**SOURCE EXCERPT**
_ _ _

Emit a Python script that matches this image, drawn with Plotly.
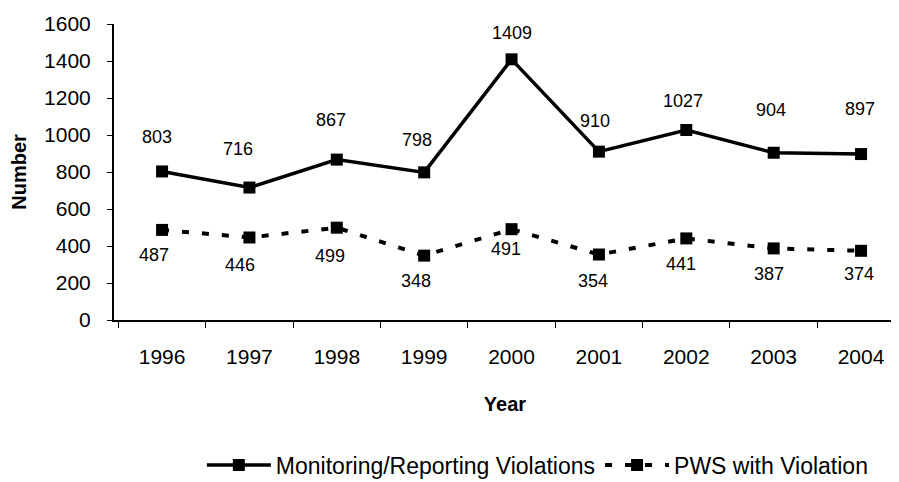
import plotly.graph_objects as go

years = ["1996", "1997", "1998", "1999", "2000", "2001", "2002", "2003", "2004"]
monitoring = [803, 716, 867, 798, 1409, 910, 1027, 904, 897]
pws = [487, 446, 499, 348, 491, 354, 441, 387, 374]
y_ticks = [0, 200, 400, 600, 800, 1000, 1200, 1400, 1600]

# label placement (pixel offsets from each marker), styling only
mon_label_dy = [34, 39, 40, 32, 26, 31, 29, 43, 45]
mon_label_dx = [-5, -11, -6, -7, 0, -4, -3, -3, -1]
pws_label_dy = [25, 28, 28, 25, 20, 26, 26, 26, 23]
pws_label_dx = [-8, -9, -7, -8, -6, -6, -5, -5, -2]

FONT = "Liberation Sans, Arial, sans-serif"

fig = go.Figure()
fig.add_trace(go.Scatter(
    x=years, y=monitoring, mode="lines+markers",
    name="Monitoring/Reporting Violations",
    line=dict(color="black", width=3.5),
    marker=dict(symbol="square", size=12, color="black"),
))
fig.add_trace(go.Scatter(
    x=years, y=pws, mode="lines+markers",
    name="PWS with Violation",
    line=dict(color="black", width=4, dash="7px,13px"),
    marker=dict(symbol="square", size=12, color="black"),
))

for i, yv in enumerate(monitoring):
    fig.add_annotation(x=i, y=yv, xref="x", yref="y", text=str(yv), showarrow=False,
                       yshift=mon_label_dy[i], xshift=mon_label_dx[i],
                       font=dict(family=FONT, size=18, color="black"))
for i, yv in enumerate(pws):
    fig.add_annotation(x=i, y=yv, xref="x", yref="y", text=str(yv), showarrow=False,
                       yshift=-pws_label_dy[i], xshift=pws_label_dx[i],
                       font=dict(family=FONT, size=18, color="black"))

fig.update_layout(
    width=891, height=474,
    margin=dict(l=106, r=3, t=16, b=162, autoexpand=False),
    paper_bgcolor="white", plot_bgcolor="white",
    font=dict(family=FONT, color="black", size=20),
    showlegend=True,
    legend=dict(orientation="h", x=0.542, xanchor="center", y=-0.49, yanchor="middle",
                font=dict(family=FONT, size=23, color="black"), itemwidth=64,
                traceorder="normal"),
)
fig.update_xaxes(
    type="category", range=[-0.55, 8.4], automargin=False,
    showline=True, linecolor="black", linewidth=1.5,
    ticks="outside", tickson="boundaries", ticklen=6, tickcolor="black",
    showgrid=False, zeroline=False,
    tickfont=dict(family=FONT, size=21), ticklabelstandoff=17,
    title=dict(text="<b>Year</b>", font=dict(family=FONT, size=20), standoff=30),
)
fig.update_yaxes(
    range=[0, 1600], tickvals=y_ticks, automargin=False,
    showline=True, linecolor="black", linewidth=2,
    ticks="outside", ticklen=5, tickcolor="black",
    showgrid=False, zeroline=False,
    tickfont=dict(family=FONT, size=21), ticklabelstandoff=12,
    title=dict(text="<b>Number</b>", font=dict(family=FONT, size=20), standoff=15),
)

fig.write_html("out.html")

_ _ _

State the count of lines in the data holding the word "with", adding nothing to it.

**SOLUTION**
2